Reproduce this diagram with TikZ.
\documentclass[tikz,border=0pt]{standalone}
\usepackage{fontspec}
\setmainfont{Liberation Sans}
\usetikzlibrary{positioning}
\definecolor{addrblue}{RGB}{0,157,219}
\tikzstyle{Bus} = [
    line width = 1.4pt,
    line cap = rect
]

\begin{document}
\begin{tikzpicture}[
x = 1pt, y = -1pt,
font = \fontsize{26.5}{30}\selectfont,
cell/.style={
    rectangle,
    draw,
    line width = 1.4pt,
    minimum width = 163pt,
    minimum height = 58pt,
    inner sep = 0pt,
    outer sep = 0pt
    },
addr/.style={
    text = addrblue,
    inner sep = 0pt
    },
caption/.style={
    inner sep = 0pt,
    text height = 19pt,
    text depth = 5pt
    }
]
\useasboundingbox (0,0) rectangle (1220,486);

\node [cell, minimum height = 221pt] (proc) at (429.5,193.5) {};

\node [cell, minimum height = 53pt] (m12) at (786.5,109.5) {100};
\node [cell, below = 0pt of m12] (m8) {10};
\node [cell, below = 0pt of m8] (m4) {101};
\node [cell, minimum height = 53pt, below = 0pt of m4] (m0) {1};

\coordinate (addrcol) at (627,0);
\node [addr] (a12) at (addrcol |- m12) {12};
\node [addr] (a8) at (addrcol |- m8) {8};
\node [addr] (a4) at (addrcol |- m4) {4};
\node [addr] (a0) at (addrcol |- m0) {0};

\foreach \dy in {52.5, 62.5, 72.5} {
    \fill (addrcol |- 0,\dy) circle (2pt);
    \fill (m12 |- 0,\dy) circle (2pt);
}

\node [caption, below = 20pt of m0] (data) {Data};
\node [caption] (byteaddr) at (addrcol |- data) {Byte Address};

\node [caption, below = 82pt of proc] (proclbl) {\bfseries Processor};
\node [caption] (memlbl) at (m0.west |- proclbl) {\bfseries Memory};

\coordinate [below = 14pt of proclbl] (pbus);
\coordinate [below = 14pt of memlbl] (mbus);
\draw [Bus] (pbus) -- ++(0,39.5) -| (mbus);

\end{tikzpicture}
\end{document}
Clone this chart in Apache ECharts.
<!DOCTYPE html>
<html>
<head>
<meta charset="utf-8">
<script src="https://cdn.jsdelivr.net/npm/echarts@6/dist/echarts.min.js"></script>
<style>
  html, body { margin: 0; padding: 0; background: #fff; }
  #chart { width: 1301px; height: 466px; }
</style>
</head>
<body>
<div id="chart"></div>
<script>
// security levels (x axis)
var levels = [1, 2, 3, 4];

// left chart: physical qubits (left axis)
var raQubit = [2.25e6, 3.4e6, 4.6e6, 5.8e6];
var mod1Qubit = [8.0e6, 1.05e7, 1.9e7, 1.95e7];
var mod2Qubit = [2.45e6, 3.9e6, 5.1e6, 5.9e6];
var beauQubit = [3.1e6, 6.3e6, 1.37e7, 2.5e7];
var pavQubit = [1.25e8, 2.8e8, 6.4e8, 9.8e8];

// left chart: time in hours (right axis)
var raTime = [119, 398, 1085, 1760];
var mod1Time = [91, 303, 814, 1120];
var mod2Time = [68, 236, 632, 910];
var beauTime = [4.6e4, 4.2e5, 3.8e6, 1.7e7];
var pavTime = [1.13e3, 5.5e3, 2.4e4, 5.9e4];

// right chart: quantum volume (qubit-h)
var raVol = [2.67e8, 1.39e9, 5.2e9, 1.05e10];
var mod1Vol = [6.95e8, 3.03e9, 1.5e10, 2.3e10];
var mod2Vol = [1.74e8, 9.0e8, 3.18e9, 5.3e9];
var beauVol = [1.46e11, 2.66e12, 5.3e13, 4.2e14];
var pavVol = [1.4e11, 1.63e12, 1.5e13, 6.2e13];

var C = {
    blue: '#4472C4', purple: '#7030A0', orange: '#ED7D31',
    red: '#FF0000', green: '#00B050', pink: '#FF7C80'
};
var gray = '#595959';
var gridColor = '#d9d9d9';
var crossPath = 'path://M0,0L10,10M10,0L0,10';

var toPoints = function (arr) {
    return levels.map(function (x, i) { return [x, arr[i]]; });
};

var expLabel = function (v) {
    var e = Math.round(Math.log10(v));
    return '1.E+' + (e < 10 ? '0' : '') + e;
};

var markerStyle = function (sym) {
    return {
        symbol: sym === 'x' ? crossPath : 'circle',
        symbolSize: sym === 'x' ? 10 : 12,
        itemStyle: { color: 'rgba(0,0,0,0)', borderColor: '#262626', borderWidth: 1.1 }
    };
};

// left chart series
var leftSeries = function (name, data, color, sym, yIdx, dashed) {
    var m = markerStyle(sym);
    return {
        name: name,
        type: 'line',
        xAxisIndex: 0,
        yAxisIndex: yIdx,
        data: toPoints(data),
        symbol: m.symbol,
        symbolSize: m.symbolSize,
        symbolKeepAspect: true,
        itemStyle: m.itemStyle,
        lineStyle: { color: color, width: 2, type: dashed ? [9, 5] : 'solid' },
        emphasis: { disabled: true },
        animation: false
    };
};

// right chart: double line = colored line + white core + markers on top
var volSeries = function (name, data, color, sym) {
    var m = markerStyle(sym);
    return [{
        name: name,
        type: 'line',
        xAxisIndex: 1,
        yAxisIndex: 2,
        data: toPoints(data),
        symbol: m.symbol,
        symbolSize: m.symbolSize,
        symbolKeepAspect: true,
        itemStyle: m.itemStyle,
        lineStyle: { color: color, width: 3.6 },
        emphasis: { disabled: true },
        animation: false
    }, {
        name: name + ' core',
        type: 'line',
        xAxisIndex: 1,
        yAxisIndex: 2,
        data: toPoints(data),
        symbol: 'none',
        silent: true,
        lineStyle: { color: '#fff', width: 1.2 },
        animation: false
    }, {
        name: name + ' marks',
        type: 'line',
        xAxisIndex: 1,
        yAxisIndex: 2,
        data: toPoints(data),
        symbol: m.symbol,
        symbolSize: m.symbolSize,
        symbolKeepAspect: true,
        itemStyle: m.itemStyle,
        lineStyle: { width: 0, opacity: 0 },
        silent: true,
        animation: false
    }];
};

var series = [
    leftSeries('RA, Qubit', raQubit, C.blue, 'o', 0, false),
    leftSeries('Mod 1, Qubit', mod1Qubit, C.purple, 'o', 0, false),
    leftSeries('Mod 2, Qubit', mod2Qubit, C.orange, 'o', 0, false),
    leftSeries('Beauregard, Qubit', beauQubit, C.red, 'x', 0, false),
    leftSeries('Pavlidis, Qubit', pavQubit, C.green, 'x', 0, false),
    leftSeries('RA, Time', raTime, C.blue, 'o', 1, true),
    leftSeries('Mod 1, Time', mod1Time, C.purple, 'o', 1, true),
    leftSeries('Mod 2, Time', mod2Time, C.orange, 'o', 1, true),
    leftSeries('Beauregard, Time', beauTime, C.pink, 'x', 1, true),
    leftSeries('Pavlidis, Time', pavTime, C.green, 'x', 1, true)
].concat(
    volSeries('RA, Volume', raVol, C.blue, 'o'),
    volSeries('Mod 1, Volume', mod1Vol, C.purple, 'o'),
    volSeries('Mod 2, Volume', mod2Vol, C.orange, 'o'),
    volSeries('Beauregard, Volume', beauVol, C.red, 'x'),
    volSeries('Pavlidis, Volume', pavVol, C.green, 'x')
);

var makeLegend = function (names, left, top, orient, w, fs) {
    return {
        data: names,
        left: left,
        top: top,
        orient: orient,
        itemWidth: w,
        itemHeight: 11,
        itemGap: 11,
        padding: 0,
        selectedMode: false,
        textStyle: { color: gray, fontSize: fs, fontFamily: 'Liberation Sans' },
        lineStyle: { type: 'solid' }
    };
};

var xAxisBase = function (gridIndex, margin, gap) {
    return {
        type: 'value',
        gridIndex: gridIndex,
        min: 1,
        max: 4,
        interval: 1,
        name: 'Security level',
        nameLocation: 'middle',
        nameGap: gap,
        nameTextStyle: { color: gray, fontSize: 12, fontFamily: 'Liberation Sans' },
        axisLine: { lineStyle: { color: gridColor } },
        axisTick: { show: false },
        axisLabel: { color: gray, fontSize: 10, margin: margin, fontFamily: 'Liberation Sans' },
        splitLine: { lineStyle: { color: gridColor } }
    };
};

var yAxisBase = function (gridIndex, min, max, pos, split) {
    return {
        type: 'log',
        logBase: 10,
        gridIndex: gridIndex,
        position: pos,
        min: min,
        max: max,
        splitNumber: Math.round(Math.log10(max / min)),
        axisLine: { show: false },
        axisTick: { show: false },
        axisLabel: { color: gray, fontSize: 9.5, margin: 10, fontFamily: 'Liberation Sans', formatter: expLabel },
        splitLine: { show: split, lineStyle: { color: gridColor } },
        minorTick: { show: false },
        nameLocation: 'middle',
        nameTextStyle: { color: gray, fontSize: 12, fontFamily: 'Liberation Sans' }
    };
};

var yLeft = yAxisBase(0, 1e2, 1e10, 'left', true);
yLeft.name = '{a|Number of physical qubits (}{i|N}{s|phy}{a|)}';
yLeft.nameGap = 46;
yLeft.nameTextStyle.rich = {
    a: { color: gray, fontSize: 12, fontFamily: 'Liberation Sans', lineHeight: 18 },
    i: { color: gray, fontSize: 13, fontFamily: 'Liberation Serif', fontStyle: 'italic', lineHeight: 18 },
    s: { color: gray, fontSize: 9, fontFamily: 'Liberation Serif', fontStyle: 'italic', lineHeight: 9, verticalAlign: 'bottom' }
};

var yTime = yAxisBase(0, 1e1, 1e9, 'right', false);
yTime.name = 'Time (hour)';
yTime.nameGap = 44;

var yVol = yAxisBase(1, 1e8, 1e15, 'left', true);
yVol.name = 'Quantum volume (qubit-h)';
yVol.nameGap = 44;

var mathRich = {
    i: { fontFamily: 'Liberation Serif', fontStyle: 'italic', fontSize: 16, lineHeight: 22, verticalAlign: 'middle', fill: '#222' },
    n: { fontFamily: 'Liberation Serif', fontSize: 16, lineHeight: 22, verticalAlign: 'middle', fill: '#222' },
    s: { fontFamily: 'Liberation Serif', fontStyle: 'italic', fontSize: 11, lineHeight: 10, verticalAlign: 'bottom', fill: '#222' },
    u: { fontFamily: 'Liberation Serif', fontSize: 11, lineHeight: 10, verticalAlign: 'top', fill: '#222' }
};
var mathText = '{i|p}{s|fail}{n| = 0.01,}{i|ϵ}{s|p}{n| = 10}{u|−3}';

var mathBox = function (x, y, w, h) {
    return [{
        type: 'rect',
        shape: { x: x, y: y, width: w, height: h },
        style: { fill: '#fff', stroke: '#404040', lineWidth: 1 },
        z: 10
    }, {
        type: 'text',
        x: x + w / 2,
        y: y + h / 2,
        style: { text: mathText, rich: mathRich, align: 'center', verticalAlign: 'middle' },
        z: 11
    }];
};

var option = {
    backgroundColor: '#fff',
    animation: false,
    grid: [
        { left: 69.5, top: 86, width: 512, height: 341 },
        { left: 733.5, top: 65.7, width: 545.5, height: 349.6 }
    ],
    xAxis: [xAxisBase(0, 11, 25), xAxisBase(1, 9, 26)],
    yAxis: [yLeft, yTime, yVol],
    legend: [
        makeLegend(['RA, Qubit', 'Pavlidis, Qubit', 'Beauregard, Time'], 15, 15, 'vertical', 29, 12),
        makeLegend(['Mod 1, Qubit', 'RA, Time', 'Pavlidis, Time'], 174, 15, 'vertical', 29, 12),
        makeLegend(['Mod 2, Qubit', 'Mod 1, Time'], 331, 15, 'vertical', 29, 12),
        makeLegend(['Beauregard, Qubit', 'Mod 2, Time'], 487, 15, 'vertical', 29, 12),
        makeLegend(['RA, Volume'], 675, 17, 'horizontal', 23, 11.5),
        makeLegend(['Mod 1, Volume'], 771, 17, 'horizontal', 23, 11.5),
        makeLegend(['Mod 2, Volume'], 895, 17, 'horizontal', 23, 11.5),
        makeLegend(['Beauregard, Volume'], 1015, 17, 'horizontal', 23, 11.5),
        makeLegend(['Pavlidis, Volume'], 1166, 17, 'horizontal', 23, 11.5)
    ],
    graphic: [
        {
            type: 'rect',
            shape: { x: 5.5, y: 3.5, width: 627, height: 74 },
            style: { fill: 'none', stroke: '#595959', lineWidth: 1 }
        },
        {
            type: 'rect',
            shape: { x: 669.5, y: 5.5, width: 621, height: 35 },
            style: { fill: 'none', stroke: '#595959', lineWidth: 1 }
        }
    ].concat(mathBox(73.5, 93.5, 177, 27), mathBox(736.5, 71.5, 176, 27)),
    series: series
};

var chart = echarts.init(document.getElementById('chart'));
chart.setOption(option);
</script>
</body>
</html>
□ □ □ □
## Directions
Reproduce exactly, and only, the lines from the start of the entries through the one that contains "of m4] (m0)".

## Task response
Reproduce this diagram with TikZ.
\documentclass[tikz,border=0pt]{standalone}
\usepackage{fontspec}
\setmainfont{Liberation Sans}
\usetikzlibrary{positioning}
\definecolor{addrblue}{RGB}{0,157,219}
\tikzstyle{Bus} = [
    line width = 1.4pt,
    line cap = rect
]

\begin{document}
\begin{tikzpicture}[
x = 1pt, y = -1pt,
font = \fontsize{26.5}{30}\selectfont,
cell/.style={
    rectangle,
    draw,
    line width = 1.4pt,
    minimum width = 163pt,
    minimum height = 58pt,
    inner sep = 0pt,
    outer sep = 0pt
    },
addr/.style={
    text = addrblue,
    inner sep = 0pt
    },
caption/.style={
    inner sep = 0pt,
    text height = 19pt,
    text depth = 5pt
    }
]
\useasboundingbox (0,0) rectangle (1220,486);

\node [cell, minimum height = 221pt] (proc) at (429.5,193.5) {};

\node [cell, minimum height = 53pt] (m12) at (786.5,109.5) {100};
\node [cell, below = 0pt of m12] (m8) {10};
\node [cell, below = 0pt of m8] (m4) {101};
\node [cell, minimum height = 53pt, below = 0pt of m4] (m0) {1};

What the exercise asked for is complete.